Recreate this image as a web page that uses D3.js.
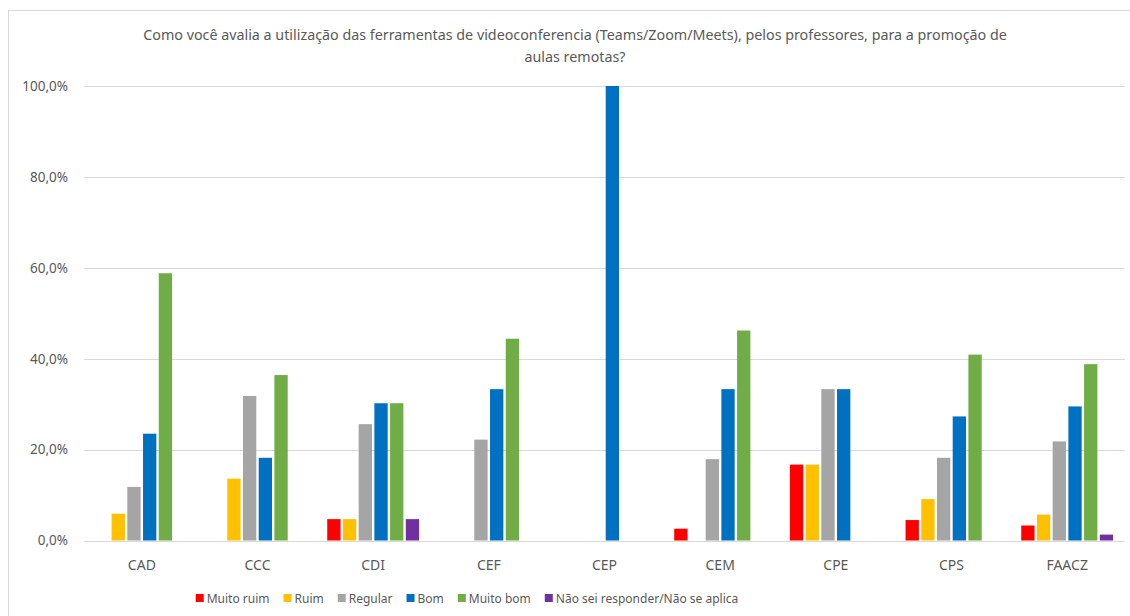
<!DOCTYPE html>
<html>
<head>
<meta charset="utf-8">
<script src="https://cdn.jsdelivr.net/npm/d3@7"></script>
<style>
  html, body { margin: 0; padding: 0; background: #fff; }
  svg { display: block; }
  text { font-family: "Noto Sans", "Open Sans", sans-serif; fill: #595959; }
</style>
</head>
<body>
<svg id="chart" width="1130" height="616"></svg>
<script>
const titleLines = [
  "Como você avalia a utilização das ferramentas de videoconferencia (Teams/Zoom/Meets),  pelos professores, para a promoção de",
  "aulas remotas?"
];
const categories = ["CAD", "CCC", "CDI", "CEF", "CEP", "CEM", "CPE", "CPS", "FAACZ"];
const seriesNames = ["Muito ruim", "Ruim", "Regular", "Bom", "Muito bom", "Não sei responder/Não se aplica"];
const seriesColors = ["#FF0000", "#FFC000", "#A5A5A5", "#0070C0", "#70AD47", "#7030A0"];
const muitoRuim = [0, 0, 4.7, 0, 0, 2.6, 16.7, 4.5, 3.3];
const ruim      = [5.9, 13.6, 4.7, 0, 0, 0, 16.7, 9.1, 5.7];
const regular   = [11.8, 31.8, 25.6, 22.2, 0, 17.9, 33.3, 18.2, 21.8];
const bom       = [23.5, 18.2, 30.2, 33.3, 100, 33.3, 33.3, 27.3, 29.5];
const muitoBom  = [58.8, 36.4, 30.2, 44.4, 0, 46.2, 0, 40.9, 38.8];
const naoSei    = [0, 0, 4.7, 0, 0, 0, 0, 0, 1.3];
const yTicks = [0, 20, 40, 60, 80, 100];

const seriesValues = [muitoRuim, ruim, regular, bom, muitoBom, naoSei];

const svg = d3.select("#chart");
const W = 1130, H = 616;
const plot = { left: 84, right: 1125, top: 86, bottom: 540.5 };

// chart frame
svg.append("rect")
  .attr("x", 8.5).attr("y", 10.5)
  .attr("width", W).attr("height", H)
  .attr("fill", "none").attr("stroke", "#D9D9D9").attr("stroke-width", 1);

// title
const title = svg.append("text")
  .attr("text-anchor", "middle")
  .attr("font-size", 14.3);
titleLines.forEach((t, i) => {
  title.append("tspan").attr("x", 575).attr("y", 40 + i * 22).text(t);
});

const x0 = d3.scaleBand().domain(categories).range([plot.left, plot.right]).paddingInner(0.185).paddingOuter(0.0925);
const x1 = d3.scaleBand().domain(d3.range(seriesNames.length)).range([0, x0.bandwidth()]);
const y = d3.scaleLinear().domain([0, 100]).range([plot.bottom, plot.top]);

// gridlines
svg.append("g").selectAll("line")
  .data(yTicks)
  .join("line")
  .attr("x1", plot.left).attr("x2", plot.right)
  .attr("y1", d => Math.round(y(d)) + 0.5).attr("y2", d => Math.round(y(d)) + 0.5)
  .attr("stroke", "#D9D9D9").attr("stroke-width", 1);

// y-axis labels
const fmt = v => d3.format(".1f")(v).replace(".", ",") + "%";
const yAxis = d3.axisLeft(y).tickValues(yTicks).tickFormat(fmt).tickSize(0).tickPadding(0);
const yg = svg.append("g").attr("transform", "translate(68,0)").call(yAxis);
yg.select(".domain").remove();
yg.selectAll("text").attr("font-size", 13.5).attr("fill", "#595959")
  .style("font-family", "'Noto Sans', sans-serif");

// bars
const groups = svg.append("g").selectAll("g")
  .data(categories)
  .join("g")
  .attr("transform", d => `translate(${x0(d)},0)`);

groups.selectAll("rect")
  .data((c, ci) => seriesValues.map((vals, si) => ({ si, v: vals[ci] })))
  .join("rect")
  .attr("x", d => x1(d.si) + 1.2)
  .attr("width", x1.bandwidth() - 2.4)
  .attr("y", d => y(d.v))
  .attr("height", d => y(0) - y(d.v))
  .attr("fill", d => seriesColors[d.si]);

// x-axis labels
const xAxis = d3.axisBottom(x0).tickSize(0).tickPadding(0);
const xg = svg.append("g").attr("transform", `translate(0,${plot.bottom + 20})`).call(xAxis);
xg.select(".domain").remove();
xg.selectAll("text").attr("font-size", 14).attr("fill", "#595959")
  .style("font-family", "'Noto Sans', sans-serif");

// legend
const legend = svg.append("g");
const items = legend.selectAll("g").data(seriesNames).join("g");
items.append("rect").attr("width", 8).attr("height", 8).attr("y", -9)
  .attr("fill", (d, i) => seriesColors[i]);
items.append("text").attr("x", 11).attr("y", 0).attr("font-size", 12).text(d => d);
let cx = 0;
items.each(function () {
  const g = d3.select(this);
  const w = 11 + g.select("text").node().getComputedTextLength();
  g.attr("transform", `translate(${cx},0)`);
  cx += w + 14;
});
const total = cx - 14;
legend.attr("transform", `translate(${467 - total / 2},603)`);
</script>
</body>
</html>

^^^^^^^^^^^^^^^^

All the material shown above is to be copied exactly, with no pictures carried over.

Recreate this image as a web page that uses D3.js.
<!DOCTYPE html>
<html>
<head>
<meta charset="utf-8">
<script src="https://cdn.jsdelivr.net/npm/d3@7"></script>
<style>
  html, body { margin: 0; padding: 0; background: #fff; }
  svg { display: block; }
  text { font-family: "Noto Sans", "Open Sans", sans-serif; fill: #595959; }
</style>
</head>
<body>
<svg id="chart" width="1130" height="616"></svg>
<script>
const titleLines = [
  "Como você avalia a utilização das ferramentas de videoconferencia (Teams/Zoom/Meets),  pelos professores, para a promoção de",
  "aulas remotas?"
];
const categories = ["CAD", "CCC", "CDI", "CEF", "CEP", "CEM", "CPE", "CPS", "FAACZ"];
const seriesNames = ["Muito ruim", "Ruim", "Regular", "Bom", "Muito bom", "Não sei responder/Não se aplica"];
const seriesColors = ["#FF0000", "#FFC000", "#A5A5A5", "#0070C0", "#70AD47", "#7030A0"];
const muitoRuim = [0, 0, 4.7, 0, 0, 2.6, 16.7, 4.5, 3.3];
const ruim      = [5.9, 13.6, 4.7, 0, 0, 0, 16.7, 9.1, 5.7];
const regular   = [11.8, 31.8, 25.6, 22.2, 0, 17.9, 33.3, 18.2, 21.8];
const bom       = [23.5, 18.2, 30.2, 33.3, 100, 33.3, 33.3, 27.3, 29.5];
const muitoBom  = [58.8, 36.4, 30.2, 44.4, 0, 46.2, 0, 40.9, 38.8];
const naoSei    = [0, 0, 4.7, 0, 0, 0, 0, 0, 1.3];
const yTicks = [0, 20, 40, 60, 80, 100];

const seriesValues = [muitoRuim, ruim, regular, bom, muitoBom, naoSei];

const svg = d3.select("#chart");
const W = 1130, H = 616;
const plot = { left: 84, right: 1125, top: 86, bottom: 540.5 };

// chart frame
svg.append("rect")
  .attr("x", 8.5).attr("y", 10.5)
  .attr("width", W).attr("height", H)
  .attr("fill", "none").attr("stroke", "#D9D9D9").attr("stroke-width", 1);

// title
const title = svg.append("text")
  .attr("text-anchor", "middle")
  .attr("font-size", 14.3);
titleLines.forEach((t, i) => {
  title.append("tspan").attr("x", 575).attr("y", 40 + i * 22).text(t);
});

const x0 = d3.scaleBand().domain(categories).range([plot.left, plot.right]).paddingInner(0.185).paddingOuter(0.0925);
const x1 = d3.scaleBand().domain(d3.range(seriesNames.length)).range([0, x0.bandwidth()]);
const y = d3.scaleLinear().domain([0, 100]).range([plot.bottom, plot.top]);

// gridlines
svg.append("g").selectAll("line")
  .data(yTicks)
  .join("line")
  .attr("x1", plot.left).attr("x2", plot.right)
  .attr("y1", d => Math.round(y(d)) + 0.5).attr("y2", d => Math.round(y(d)) + 0.5)
  .attr("stroke", "#D9D9D9").attr("stroke-width", 1);

// y-axis labels
const fmt = v => d3.format(".1f")(v).replace(".", ",") + "%";
const yAxis = d3.axisLeft(y).tickValues(yTicks).tickFormat(fmt).tickSize(0).tickPadding(0);
const yg = svg.append("g").attr("transform", "translate(68,0)").call(yAxis);
yg.select(".domain").remove();
yg.selectAll("text").attr("font-size", 13.5).attr("fill", "#595959")
  .style("font-family", "'Noto Sans', sans-serif");

// bars
const groups = svg.append("g").selectAll("g")
  .data(categories)
  .join("g")
  .attr("transform", d => `translate(${x0(d)},0)`);

groups.selectAll("rect")
  .data((c, ci) => seriesValues.map((vals, si) => ({ si, v: vals[ci] })))
  .join("rect")
  .attr("x", d => x1(d.si) + 1.2)
  .attr("width", x1.bandwidth() - 2.4)
  .attr("y", d => y(d.v))
  .attr("height", d => y(0) - y(d.v))
  .attr("fill", d => seriesColors[d.si]);

// x-axis labels
const xAxis = d3.axisBottom(x0).tickSize(0).tickPadding(0);
const xg = svg.append("g").attr("transform", `translate(0,${plot.bottom + 20})`).call(xAxis);
xg.select(".domain").remove();
xg.selectAll("text").attr("font-size", 14).attr("fill", "#595959")
  .style("font-family", "'Noto Sans', sans-serif");

// legend
const legend = svg.append("g");
const items = legend.selectAll("g").data(seriesNames).join("g");
items.append("rect").attr("width", 8).attr("height", 8).attr("y", -9)
  .attr("fill", (d, i) => seriesColors[i]);
items.append("text").attr("x", 11).attr("y", 0).attr("font-size", 12).text(d => d);
let cx = 0;
items.each(function () {
  const g = d3.select(this);
  const w = 11 + g.select("text").node().getComputedTextLength();
  g.attr("transform", `translate(${cx},0)`);
  cx += w + 14;
});
const total = cx - 14;
legend.attr("transform", `translate(${467 - total / 2},603)`);
</script>
</body>
</html>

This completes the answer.